Melekian, who was the police chief for the City of Pasadena, Calif. for over 13 years before he was appointed to the COPS office by President Barack Obama in 2009, said that maintaining a close working relationship with Muslim communities was important in order for the U.S. to combat terrorism.

“Quite frankly, my role model was Sheriff Lee Baca of Los Angeles County, who probably more than anyone else, recognized that if not handled properly we could conceivably have recreated the experience of Japanese-Americans all over again,” Melekian said of Baca, who was the Democratic witness at Peter King’s Muslim radicalization hearing last week.

“To say that an American community — the entire community — is responsible for the actions of a select few, I find if it wasn’t so frightening it would be ridiculous,” Melekian said.

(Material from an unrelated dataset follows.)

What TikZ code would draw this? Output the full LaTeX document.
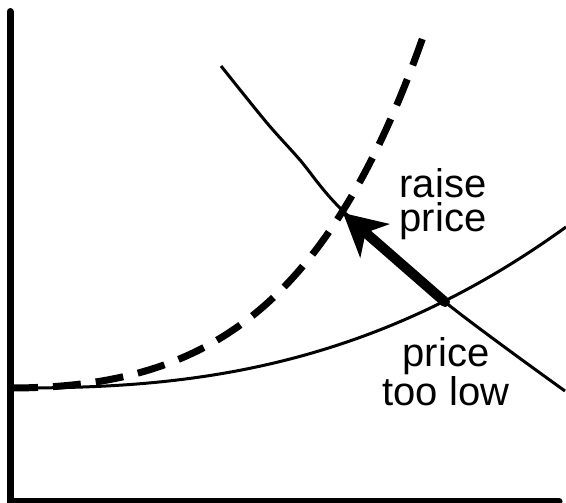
\documentclass[tikz,border=0pt]{standalone}
\usepackage{fontspec}
\setmainfont{Liberation Sans}
\usetikzlibrary{arrows.meta}
\begin{document}
\begin{tikzpicture}[x=1pt,y=-1pt,
  axis/.style={line width=7pt, line cap=round, line join=miter},
  curve/.style={line width=3pt},
  dashcurve/.style={line width=7pt, dash pattern=on 28pt off 15pt},
  movearrow/.style={line width=10pt, line cap=round, -{Stealth[length=42pt,width=44pt,inset=12pt]}},
  lbl/.style={font=\fontsize{40}{35}\selectfont, align=center, anchor=base, inner sep=0pt}]
\useasboundingbox (0,0) rectangle (566,503);
% axes
\draw[axis] (10,11.5) -- (10,501) -- (559,501);
% supply (original)
\draw[curve] plot[domain=10:566, samples=90] (\x, {388 - 161*((\x-10)/556)^2*sqrt((\x-10)/556)});
% supply (shifted, dashed)
\draw[dashcurve] plot[domain=10:423, samples=90] (\x, {388 - 32*(exp(0.0065*(\x-10)) - 1 - 0.0065*(\x-10))});
% demand
\draw[curve] plot[smooth] coordinates {(221,66) (267,123) (300,160) (342,210) (445,302) (565,391)};
% points
\coordinate (low) at (445,302);
\coordinate (high) at (343,213);
\draw[movearrow] (low) -- (high);
% labels
\node[lbl] (raise) at (443,232) {raise\\price};
\node[lbl] (toolow) at (446,405) {price\\too low};
\end{tikzpicture}
\end{document}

He said that from what he’s seen, a close relationship between law enforcement and the Muslim community can pay off.

“The only al-Qaeda cell that I know of for example in Southern California was rolled up behind the Torrance Police Department’s investigation into a series of gas station robberies,” Melekian said.

But training that emphasizes partnership, respect and communication with the Muslim community doesn’t appear to be the type of training that some local beat cops are getting. The Washington Monthly story centers on Sam Kharoba, who fell into counterterrorism teaching in 2002 when a Community Oriented Policing Services Program in Louisiana invited him to speak even though he “had no professional experience in law enforcement, no academic training in terrorism or national security, and is not himself a Muslim.”

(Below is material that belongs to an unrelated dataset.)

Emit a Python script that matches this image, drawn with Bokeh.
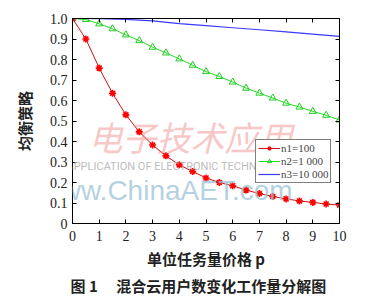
from bokeh.plotting import figure
from bokeh.models import (Legend, LegendItem, FixedTicker, LinearAxis, Range1d,
                          CustomLabelingPolicy, Title, Label)
from bokeh.embed import file_html
from bokeh.resources import INLINE

# ---- data ----
p_vals = [0, 0.5, 1, 1.5, 2, 2.5, 3, 3.5, 4, 4.5, 5, 5.5, 6, 6.5, 7, 7.5, 8, 8.5, 9, 9.5, 10]
n1_vals = [1.0, 0.90, 0.758, 0.635, 0.53, 0.447, 0.383, 0.33, 0.286, 0.254, 0.222, 0.200,
           0.184, 0.163, 0.146, 0.132, 0.120, 0.110, 0.103, 0.095, 0.090]
n2_vals = [1.0, 0.995, 0.974, 0.950, 0.920, 0.892, 0.860, 0.832, 0.803, 0.772, 0.741, 0.717,
           0.690, 0.660, 0.636, 0.612, 0.587, 0.568, 0.547, 0.528, 0.505]
p3_vals = [0, 1, 2, 3, 4, 5, 6, 7, 8, 9, 10]
n3_vals = [1.0, 0.999, 0.996, 0.988, 0.975, 0.965, 0.955, 0.945, 0.935, 0.924, 0.913]
series_names = ["n1=100", "n2=1 000", "n3=10 000"]
x_ticks = [0, 1, 2, 3, 4, 5, 6, 7, 8, 9, 10]
y_ticks = [0, 0.1, 0.2, 0.3, 0.4, 0.5, 0.6, 0.7, 0.8, 0.9, 1.0]
x_title = "单位任务量价格 p"
y_title = "均衡策略"
caption = "图 1　 混合云用户数变化工作量分解图"
wm_cn = "电子技术应用"
wm_en = "APPLICATION OF ELECTRONIC TECHNIQUE"
wm_url = "www.ChinaAET.com"

SERIF = "Liberation Serif"
CJK = "Noto Sans CJK SC"

p = figure(width=375, height=300, output_backend="svg", toolbar_location=None,
           x_range=Range1d(0, 10), y_range=Range1d(0, 1),
           min_border_left=72, min_border_right=36, min_border_top=17, min_border_bottom=77,
           x_axis_location=None, y_axis_location=None)
p.grid.visible = False
p.outline_line_color = "black"
p.outline_line_width = 1
p.background_fill_color = "white"
p.border_fill_color = "white"

no_labels = CustomLabelingPolicy(code="""
for (let i = 0; i < indices.size; i++) { indices.unset(i) }
return indices
""")

def mk_axis(ticks, show_labels):
    ax = LinearAxis(ticker=FixedTicker(ticks=ticks))
    ax.major_tick_in = 4
    ax.major_tick_out = 0
    ax.minor_tick_in = 0
    ax.minor_tick_out = 0
    ax.axis_line_color = "black"
    ax.major_tick_line_color = "black"
    ax.major_label_text_font = SERIF
    ax.major_label_text_font_size = "14px"
    ax.major_label_text_color = "#222222"
    ax.axis_label_text_font = CJK
    ax.axis_label_text_font_size = "15px"
    ax.axis_label_text_font_style = "bold"
    ax.axis_label_text_color = "#222222"
    if not show_labels:
        ax.major_label_policy = no_labels
    return ax

xb = mk_axis(x_ticks, True)
xb.major_label_standoff = 7
xb.axis_label = x_title
xb.axis_label_standoff = 4
xt = mk_axis(x_ticks, False)
yl = mk_axis(y_ticks, True)
yl.major_label_standoff = 5
yl.major_label_overrides = {0: "0", 1: "1.0"}
yl.axis_label = y_title
yl.axis_label_standoff = 12
yr = mk_axis(y_ticks, False)
p.add_layout(xb, "below")
p.add_layout(xt, "above")
p.add_layout(yl, "left")
p.add_layout(yr, "right")

cap = Title(text=caption, align="left", offset=-2, standoff=2,
            text_font=CJK, text_font_size="15px", text_font_style="bold",
            text_color="#222222")
p.add_layout(cap, "below")


def clabel(x, y, text, **kw):
    lab = Label(x=x, y=y, x_units="canvas", y_units="canvas", text=text, **kw)
    p.add_layout(lab)
    return lab

# ---- watermark ----
clabel(88, 136, wm_cn, text_font=CJK, text_font_size="34px", text_color="#f08080",
       text_alpha=0.45, text_font_style="italic", text_baseline="middle")
clabel(66, 166, wm_en, text_font="Roboto", text_font_size="11px", text_color="#aaaaaa",
       text_alpha=0.8, text_baseline="middle")
clabel(40, 190, wm_url, text_font="Liberation Sans", text_font_size="28px",
       text_color="#9cc2d6", text_alpha=0.75, text_baseline="middle")

# ---- series ----
l3 = p.line(p3_vals, n3_vals, line_color="#3a3aff", line_width=1.2)
l2 = p.line(p_vals, n2_vals, line_color="#22dd22", line_width=1)
m2 = p.scatter(p_vals, n2_vals, marker="triangle", size=7, fill_color=None,
               line_color="#22cc22", line_width=1)
l1 = p.line(p_vals, n1_vals, line_color="#cc1111", line_width=1)
m1 = p.scatter(p_vals, n1_vals, marker="asterisk", size=7, line_color="#ff0000", line_width=1.6)

legend = Legend(items=[
    LegendItem(label=series_names[0], renderers=[l1, m1]),
    LegendItem(label=series_names[1], renderers=[l2, m2]),
    LegendItem(label=series_names[2], renderers=[l3]),
], location=(183, 40))
legend.label_text_font = SERIF
legend.label_text_font_size = "11px"
legend.label_height = 10
legend.glyph_height = 10
legend.glyph_width = 22
legend.label_standoff = 1
legend.spacing = 1
legend.padding = 2
legend.margin = 0
legend.border_line_color = "black"
legend.border_line_width = 1
legend.background_fill_alpha = 1
p.add_layout(legend, "center")

open("out.html", "w").write(file_html(p, INLINE))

Like Ramon Montijo, a counterterrorism trainer mentioned in a Washington Post story who claimed that most Muslims “want to make this world Islamic” and have an Islamic flag fly over the White House, the counterterrorism trainers interviewed for the Washington Monthly story see a “total, civilizational war — a conflict against Islam that involves everyone, without distinction between combatant and noncombatant, law enforcement and military.”

The PRA report specifically looks at International Counter-Terrorism Officers Association (ICTOA), Security Solutions International, LLC (SSI) and The Centre for Counterintelligence and Security Studies (CI Centre) and says that trainers “identify a range of constitutionally-protected activities, including religious practices and free speech, as the most dangerous threat.”

One of the speakers at SSI’s 2010 convention, according to the PRA report, was David Gaubatz, the man who had his son grow a beard and infiltrate the Council on American-Islamic Relations (CAIR). He claimed in his SSI speech that “CAIR is a terrorist organization” (a claim that seems to have been adopted by at least one member of Congress). Another trainer, ICTOA’s Walid Shoebat, suggests Islam is the fake religion of the “anti-Christ” and implies that Muslims bear the “Mark of the Beast” in various YouTube videos according to the PRA report.

The authors of the Washington Monthly story suggest that “a first step would be for the federal government to issue voluntary guidelines on how states can best reform their oversight of counterterrorism training.”